La suite, vous la connaissez mieux : c'est l'implication du Gouvernement contre la directive qui crée une présomption légale de salariat pour les travailleurs des plateformes, en discussion à la Commission européenne et sur laquelle aucun débat n'a été proposé à l'Assemblée nationale. Uber a déposé beaucoup d'amendements à cette directive, dont beaucoup ont été repris. Que ce soit lors de l'audition du SGAE, le secrétariat général des affaires européennes, ou de M. Schmit, commissaire européen, on voit que la France a tenté de la torpiller.

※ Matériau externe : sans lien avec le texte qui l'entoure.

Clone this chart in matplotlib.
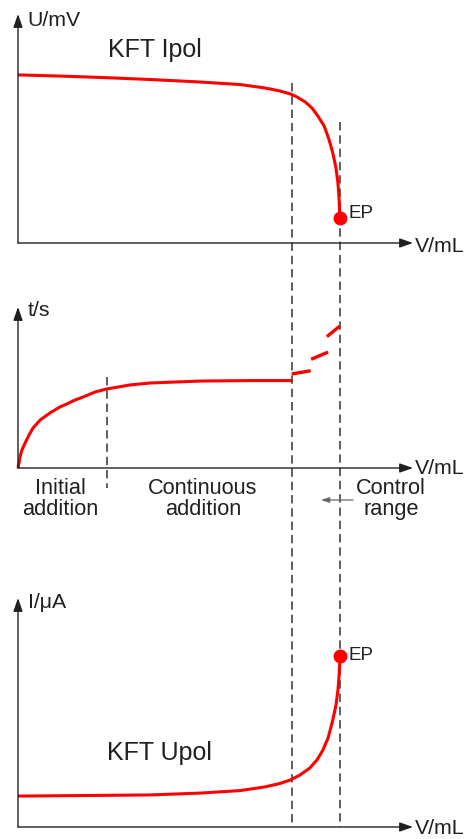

Le rapport que je vous propose se conclut par quarante-sept propositions pour mieux encadrer les activités de lobbying, renforcer le processus démocratique d'élaboration des normes et construire des alternatives à l'ubérisation, qui instaure une concurrence déloyale en se servant du statut d'autoentrepreneur pour échapper aux obligations du code du travail, notamment de protection sociale. C'est un sujet très important, sur lequel toute la transparence doit être faite.